Agassi had favored focusing the business in the near term on these two core markets with an eye toward Europe, while others were pushing for a rapid global deployment that included countries like China and the U.S.
The official, who spoke on condition of anonymity because he was discussing internal corporate deliberations, said Agassi decided to step down in order to allow a new CEO to pursue the strategy he sees fit.
The company said the head of its Australian operations, Evan Thornley, would take over, while Agassi, still a major shareholder, will remain on the board of directors.
Agassi, a former senior executive at German software giant SAP, launched Better Place in 2007, offering a vision of a world without gasoline-powered automobiles.
With battery-powered cars limited by range and long recharge times, he offered an elegant solution: a network of "swapping" stations that would enable motorists to change their batteries with fully charged ones in a matter of minutes. For day-to-day use, car owners could charge their batteries in stations installed outside their homes, workplaces, shopping centers or theaters.
This network would allow travelers to traverse the country without worrying about their batteries running out of power.
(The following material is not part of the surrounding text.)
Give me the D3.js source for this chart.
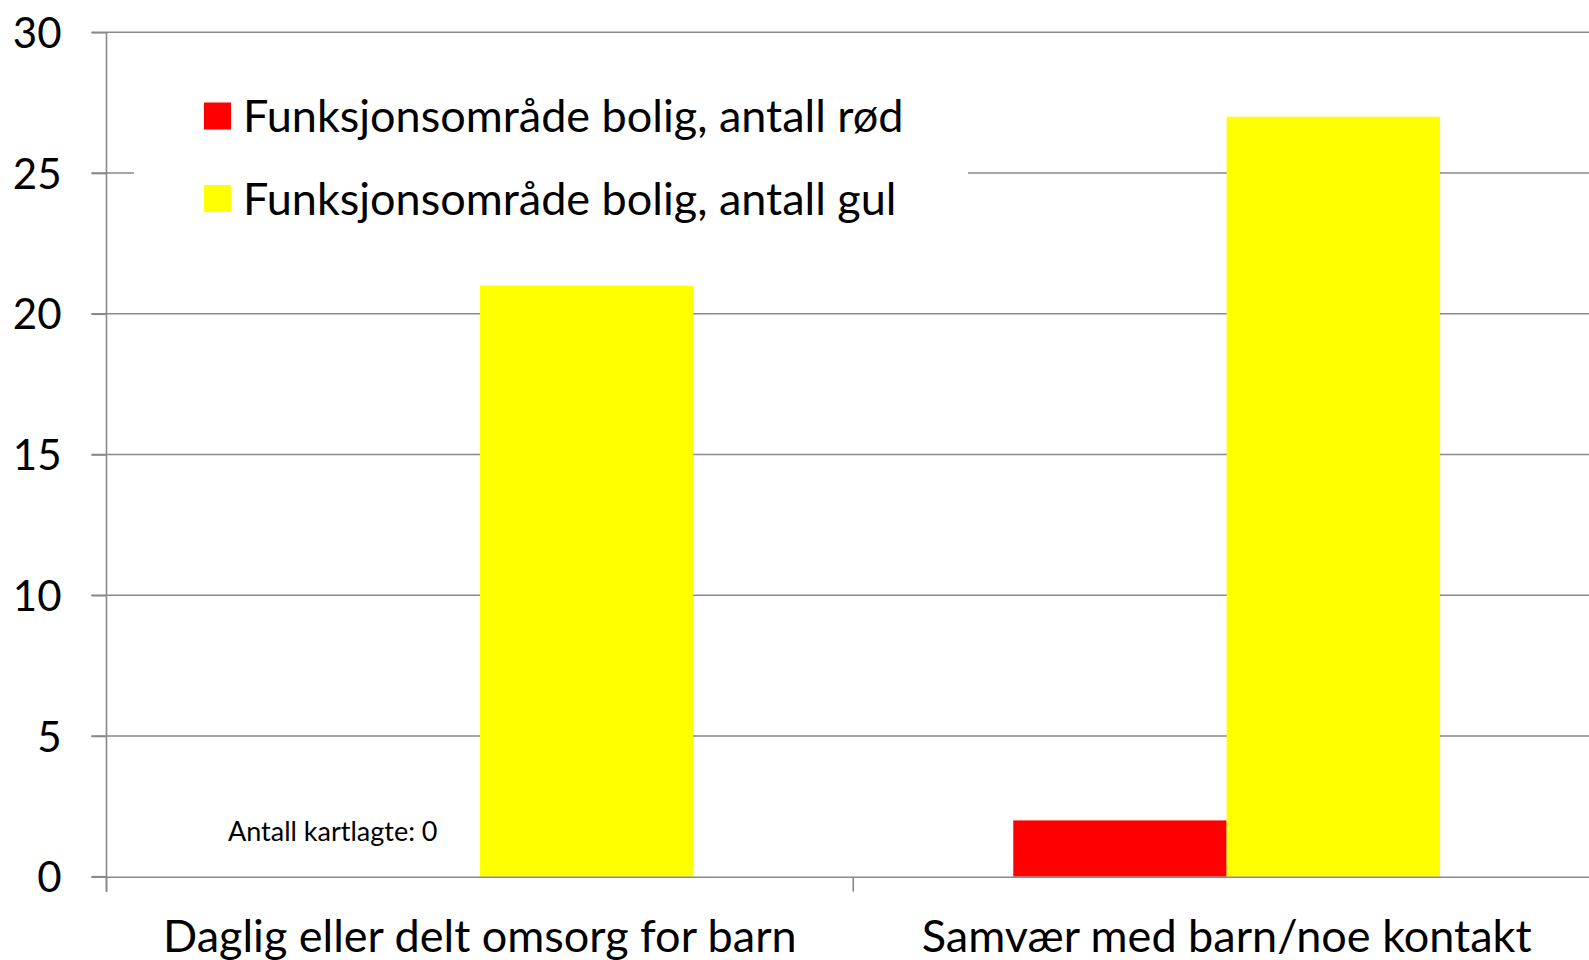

He chose densely populated Israel, where people don't have to drive long distances, as his first test lab.
The project won the support of President Shimon Peres, received financial incentives from the Israeli government and made Agassi, who is 44, into a dynamic celebrity CEO.
He was a central character in "Start-Up Nation," a best-selling book about Israel's high-tech industry; was named to Time Magazine's list of the 100 most influential people; and became a fixture at international conferences such as the World Economic Forum in Davos, Switzerland.
In a brief statement issued by the company, Agassi said, "Very few people are blessed to see such a grand vision become a proven reality within a relatively short time frame."
"I am proud of the Better Place people and the team that I am leaving behind who will take this company to the next chapter," he said.
Altogether, Better Place says it has raised $750 million from investors like General Electric Co. and HSBC Holdings PLC and recently secured a 40 million euro loan from the European Investment Bank.
While praised abroad, Better Place has experienced a number of delays, burning through its cash pile and facing reluctance by consumers to embrace the new technology.
The privately held company does not release full financial details, but said it has invested more than $500 million on design, development and testing. It is expected to seek a new round of financing next year and hopes to go public down the road.
In its early days, Agassi expected the Israeli network to be complete by 2011, with thousands of cars on the roads. Today, it says a total of about 750 all-electric cars are on the road in Israel and Denmark combined.
Better Place officials have said the delays were caused by bureaucracy, production problems at Renault and repeated testing to ensure the system would work properly. They claim the company remains on solid footing. The company official said its most recent rounds of financing had valued Better Place at more than $2 billion, three times the amount of money it has raised.
"Under Shai's leadership, we've successfully achieved our goals in the first chapter of Better Place, and we owe Shai our gratitude for turning his powerful vision into a reality," said Idan Ofer, chairman of the board. "It is almost five years to the day since Shai launched Better Place and a natural point in the company's evolution to realign for its second chapter and for the challenges and opportunities ahead."
Company officials noted that after a lengthy test period, the all-electric Renault Fluence has only gone on sale to the general public in recent months. In Israel and Denmark, the networks are almost complete, and the company says they are "effectively" nationwide at this point. It also has operations in Australia, the Netherlands, China, Hawaii and Japan.